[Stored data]
-- BEGIN --

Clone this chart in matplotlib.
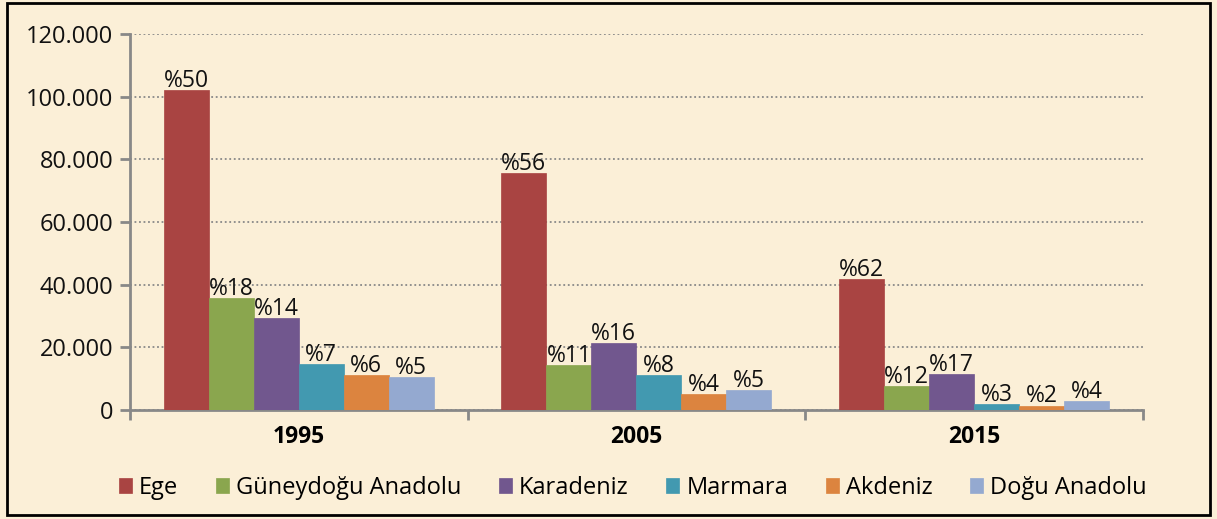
import matplotlib
matplotlib.use("Agg")
import matplotlib.pyplot as plt
import numpy as np
from matplotlib.patches import Rectangle

years = ["1995", "2005", "2015"]
regions = ["Ege", "Güneydoğu Anadolu", "Karadeniz", "Marmara", "Akdeniz", "Doğu Anadolu"]
ege = [102000, 75500, 41700]
guneydogu = [35600, 14300, 7700]
karadeniz = [29300, 21300, 11400]
marmara = [14600, 11200, 1900]
akdeniz = [11100, 5200, 1400]
dogu = [10400, 6300, 2800]
shares = [["%50", "%56", "%62"], ["%18", "%11", "%12"], ["%14", "%16", "%17"],
          ["%7", "%8", "%3"], ["%6", "%4", "%2"], ["%5", "%5", "%4"]]
yticks = [0, 20000, 40000, 60000, 80000, 100000, 120000]
ytick_labels = ["0", "20.000", "40.000", "60.000", "80.000", "100.000", "120.000"]

colors = ["#A94442", "#8AA64E", "#71578E", "#4299B0", "#DC843F", "#94A9D0"]
series = [ege, guneydogu, karadeniz, marmara, akdeniz, dogu]

plt.rcParams['font.family'] = ['Open Sans', 'DejaVu Sans']
fs = 17
bg = "#FBEFD7"
fig = plt.figure(figsize=(12.17, 5.19), dpi=100, facecolor=bg)
ax = fig.add_axes([0.1068, 0.21, 0.8322, 0.7245])
ax.set_facecolor("none")

x = np.arange(len(years))
bw = 0.8 / 6
for i, (vals, c) in enumerate(zip(series, colors)):
    pos = x - 0.4 + bw * (i + 0.5)
    ax.bar(pos, vals, width=bw, color=c, edgecolor=c, linewidth=0.5, label=regions[i], zorder=3)
    for p, v, s in zip(pos, vals, shares[i]):
        ax.text(p, v - 900, s, ha="center", va="bottom", fontsize=fs - 0.5, color="#111111", zorder=4)

ax.set_xlim(-0.5, 2.5)
ax.set_ylim(0, 120000)
ax.set_yticks(yticks)
ax.set_yticklabels(ytick_labels, fontsize=fs)
ax.set_xticks(x)
ax.set_xticklabels(years, fontsize=fs - 0.5, fontweight="bold")
ax.tick_params(axis="x", length=0, pad=11)
ax.set_xticks([-0.5, 0.5, 1.5, 2.5], minor=True)
ax.tick_params(axis="x", which="minor", length=7, color="#888888", width=2)
ax.tick_params(axis="y", length=7, color="#888888", width=2, pad=5, labelcolor="#111111")
for side in ["top", "right"]:
    ax.spines[side].set_visible(False)
for side in ["left", "bottom"]:
    ax.spines[side].set_color("#888888")
    ax.spines[side].set_linewidth(2)
ax.yaxis.grid(True, linestyle=(0, (1, 1.5)), color="#888888", linewidth=1.3, zorder=0)
ax.set_axisbelow(True)

leg = fig.legend(loc="center", bbox_to_anchor=(0.52, 0.06), ncol=6, frameon=False,
                 fontsize=fs, handlelength=0.55, handleheight=0.55, handletextpad=0.3,
                 columnspacing=1.6)

fig.patches.append(Rectangle((0.006, 0.008), 0.988, 0.986, transform=fig.transFigure,
                             fill=False, edgecolor="black", linewidth=2))
fig.savefig("out.png", dpi=100, facecolor=bg)
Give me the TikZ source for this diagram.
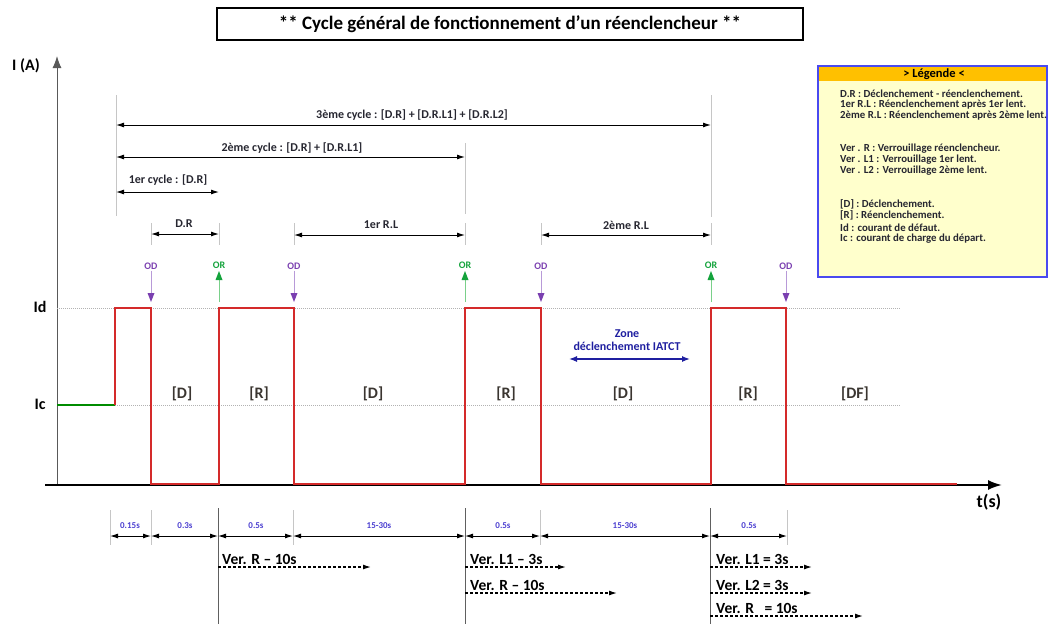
\documentclass[tikz,border=0pt]{standalone}
\usepackage{fontspec}
\setmainfont{Carlito}
\usetikzlibrary{arrows.meta}
\definecolor{wave}{HTML}{D42A2A}
\definecolor{odc}{HTML}{7A3FB0}
\definecolor{odl}{HTML}{B89AD8}
\definecolor{orc}{HTML}{14A33C}
\definecolor{orl}{HTML}{7AD08A}
\definecolor{timec}{HTML}{4B3FD0}
\definecolor{zonec}{HTML}{1F1FA0}
\definecolor{legfill}{HTML}{FFFFCC}
\definecolor{leghead}{HTML}{FFC000}
\definecolor{legborder}{HTML}{4A4AF0}
\definecolor{txt}{HTML}{262630}
\definecolor{segc}{HTML}{3A3530}
\begin{document}
\begin{tikzpicture}[x=1pt,y=-1pt,
  tip/.tip={Latex[length=8pt,width=5pt]},
  darr/.style={tip-tip, line width=1pt, black},
  guide/.style={draw=gray!45, line width=1pt},
  dguide/.style={draw=gray!75!black, line width=1pt},
  small/.style={font=\fontsize{12}{13}\selectfont\bfseries, text=txt, inner sep=1pt},
  leg/.style={font=\fontsize{10.8}{11}\selectfont\bfseries, text=txt, anchor=west, inner sep=0pt},
  seg/.style={font=\fontsize{16}{18}\selectfont\bfseries, text=segc},
  tlab/.style={font=\fontsize{9}{10}\selectfont\bfseries, text=timec, inner sep=1pt},
  sig/.style={font=\fontsize{10}{11}\selectfont\bfseries, inner sep=1pt},
  verl/.style={font=\fontsize{15.5}{17}\selectfont\bfseries, text=black, anchor=base west, inner sep=0pt},
  ver/.style={-tip, line width=1.2pt, dash pattern=on 3pt off 2pt, black},
  level/.style={draw=gray!60, line width=0.9pt, dash pattern=on 1pt off 1pt}]
\useasboundingbox (0,0) rectangle (1049,624);

% title
\node[draw, line width=1.3pt, minimum width=586pt, minimum height=32pt, inner sep=0pt,
  font=\fontsize{19}{21}\selectfont\bfseries] (title) at (510,24)
  {** Cycle général de fonctionnement d’un réenclencheur **};

% axes
\coordinate (o) at (57,485);
\coordinate (ytop) at (57,56);
\coordinate (xl) at (45,485);
\coordinate (xr) at (1002,485);
\draw[-{Latex[length=12pt,width=9pt]}, line width=1pt, gray!70!black] (o) -- (ytop);
\draw[-{Latex[length=14pt,width=10pt]}, line width=2pt, black] (xl) -- (xr);
\node[font=\fontsize{16}{18}\selectfont\bfseries] (ia) at (26,66) {I (A)};
\node[font=\fontsize{18}{20}\selectfont\bfseries] (ts) at (989,502) {t(s)};
\node[font=\fontsize{16}{18}\selectfont\bfseries] (idl) at (40,307) {Id};
\node[font=\fontsize{16}{18}\selectfont\bfseries] (icl) at (40,404) {Ic};

% levels
\coordinate (id0) at (57,308); \coordinate (id1) at (900,308);
\coordinate (ic0) at (57,405); \coordinate (ic1) at (900,405);
\draw[level] (id0) -- (id1);
\draw[level] (ic0) -- (ic1);

% waveform
\draw[line width=1.2pt, green!55!black] (ic0) -- (115,405);
\draw[line width=2pt, wave, line join=miter]
  (115,405) -- (115,308) -- (151,308) -- (151,484) -- (219,484) -- (219,308)
  -- (294,308) -- (294,484) -- (465,484) -- (465,308) -- (541,308) -- (541,484)
  -- (711,484) -- (711,308) -- (786,308) -- (786,484) -- (957,484);

% segment labels
\node[seg] (s1) at (182,394) {[D]};
\node[seg] (s2) at (259,394) {[R]};
\node[seg] (s3) at (373,394) {[D]};
\node[seg] (s4) at (506,394) {[R]};
\node[seg] (s5) at (623,394) {[D]};
\node[seg] (s6) at (748,394) {[R]};
\node[seg] (s7) at (855,394) {[DF]};

% zone
\node[font=\fontsize{12}{13.5}\selectfont\bfseries, text=zonec, align=center, inner sep=0pt] (zone) at (627,340)
  {Zone\\déclenchement IATCT};
\coordinate (z0) at (569,359); \coordinate (z1) at (690,359);
\draw[{Latex[length=8pt,width=6pt]}-{Latex[length=8pt,width=6pt]}, line width=1.3pt, zonec] (z0) -- (z1);

% OD / OR markers
\foreach \x/\n in {151/a,294/b,541/c,786/d}{
  \node[sig, text=odc] (od\n) at (\x,266) {OD};
  \draw[line width=0.9pt, odl] (od\n.south) -- (\x,296);
  \fill[odc] (\x,302) -- (\x-3.5,293) -- (\x+3.5,293) -- cycle;
}
\foreach \x/\n in {219/a,465/b,711/c}{
  \node[sig, text=orc] (or\n) at (\x,265) {OR};
  \draw[line width=0.9pt, orl] (\x,302) -- (\x,278);
  \fill[orc] (\x,271) -- (\x-3.5,280) -- (\x+3.5,280) -- cycle;
}

% cycle guides
\draw[guide] (116,95) -- (116,216);
\draw[guide] (465,143) -- (465,214);
\draw[guide] (711,95) -- (711,217);
\coordinate (c3a) at (116,125); \coordinate (c3b) at (711,125);
\coordinate (c2a) at (116,157); \coordinate (c2b) at (465,157);
\coordinate (c1a) at (116,192); \coordinate (c1b) at (219,192);
\draw[darr] (c3a) -- (c3b);
\draw[darr] (c2a) -- (c2b);
\draw[darr] (c1a) -- (c1b);
\node[small] (l3) at (412,115) {3ème cycle : [D.R] + [D.R.L1] + [D.R.L2]};
\node[small] (l2) at (292,148) {2ème cycle : [D.R] + [D.R.L1]};
\node[small] (l1) at (168,180) {1er cycle : [D.R]};

% D.R / R.L spans
\foreach \x in {151,219,294,465,541,711}{ \draw[guide] (\x,223) -- (\x,245); }
\draw[darr] (151,234) -- (219,234);
\draw[darr] (294,235) -- (465,235);
\draw[darr] (541,235) -- (711,235);
\node[small] (dr) at (184,224) {D.R};
\node[small] (rl1) at (381,225) {1er R.L};
\node[small] (rl2) at (626,225) {2ème R.L};

% bottom timing row
\foreach \x in {110,151,293,540,787}{ \draw[guide] (\x,510) -- (\x,545); }
\foreach \x in {218,465,710}{ \draw[dguide] (\x,508) -- (\x,624); }
\draw[darr] (110,536) -- (151,536);
\draw[darr] (151,536) -- (218,536);
\draw[darr] (218,536) -- (293,536);
\draw[darr] (293,536) -- (465,536);
\draw[darr] (465,536) -- (540,536);
\draw[darr] (540,536) -- (710,536);
\draw[darr] (710,536) -- (787,536);
\node[tlab] (t1) at (130,526) {0.15s};
\node[tlab] (t2) at (185,526) {0.3s};
\node[tlab] (t3) at (256,526) {0.5s};
\node[tlab] (t4) at (379,526) {15-30s};
\node[tlab] (t5) at (503,526) {0.5s};
\node[tlab] (t6) at (625,526) {15-30s};
\node[tlab] (t7) at (749,526) {0.5s};

% Ver. arrows
\draw[ver] (218,567) -- (371,567);
\node[verl] (v1) at (222,564) {Ver. R – 10s};
\draw[ver] (465,567) -- (566,567);
\node[verl] (v2) at (470,564) {Ver. L1 – 3s};
\draw[ver] (465,593) -- (617,593);
\node[verl] (v3) at (470,590) {Ver. R – 10s};
\draw[ver] (710,567) -- (812,567);
\node[verl] (v4) at (716,564) {Ver. L1 = 3s};
\draw[ver] (710,593) -- (812,593);
\node[verl] (v5) at (716,590) {Ver. L2 = 3s};
\draw[ver] (710,616) -- (863,616);
\node[verl] (v6) at (716,613) {Ver. R\ \ \ = 10s};

% legend
\draw[draw=legborder, fill=legfill, line width=1.3pt] (818,66) rectangle (1047,277);
\fill[leghead] (819,67) rectangle (1046,81);
\node[font=\fontsize{12.5}{13}\selectfont\bfseries, text=black, inner sep=0pt] (legt) at (934,74) {> Légende <};
\node[leg] (g1) at (840,94) {D.R : Déclenchement - réenclenchement.};
\node[leg] (g2) at (840,105) {1er R.L\ : Réenclenchement après 1er lent.};
\node[leg] (g3) at (840,116) {2ème R.L\ : Réenclenchement après 2ème lent.};
\node[leg] (g4) at (840,149) {Ver . R : Verrouillage réenclencheur.};
\node[leg] (g5) at (840,160) {Ver . L1 : Verrouillage 1er lent.};
\node[leg] (g6) at (840,171) {Ver . L2 : Verrouillage 2ème lent.};
\node[leg] (g7) at (840,204) {[D] : Déclenchement.};
\node[leg] (g8) at (840,215) {[R] : Réenclenchement.};
\node[leg] (g9) at (840,228) {Id : courant de défaut.};
\node[leg] (g10) at (840,239) {Ic : courant de charge du départ.};
\end{tikzpicture}
\end{document}
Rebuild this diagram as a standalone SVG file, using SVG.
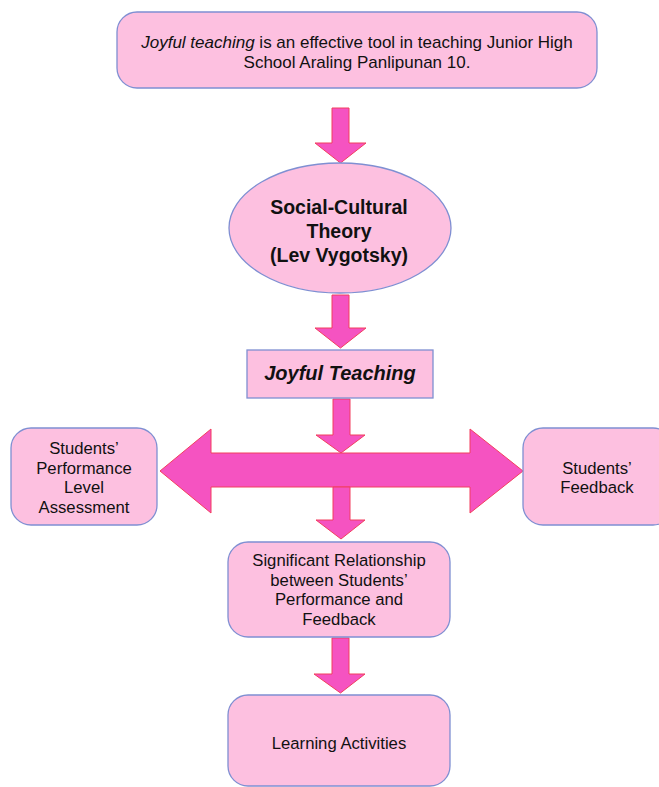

-- END --

The required output is the exact run of lines from the start of the records through the line containing "from matplotlib.patches import Rectangle", both ends included, with no pictures.

Solution to the problem
Clone this chart in matplotlib.
import matplotlib
matplotlib.use("Agg")
import matplotlib.pyplot as plt
import numpy as np
from matplotlib.patches import Rectangle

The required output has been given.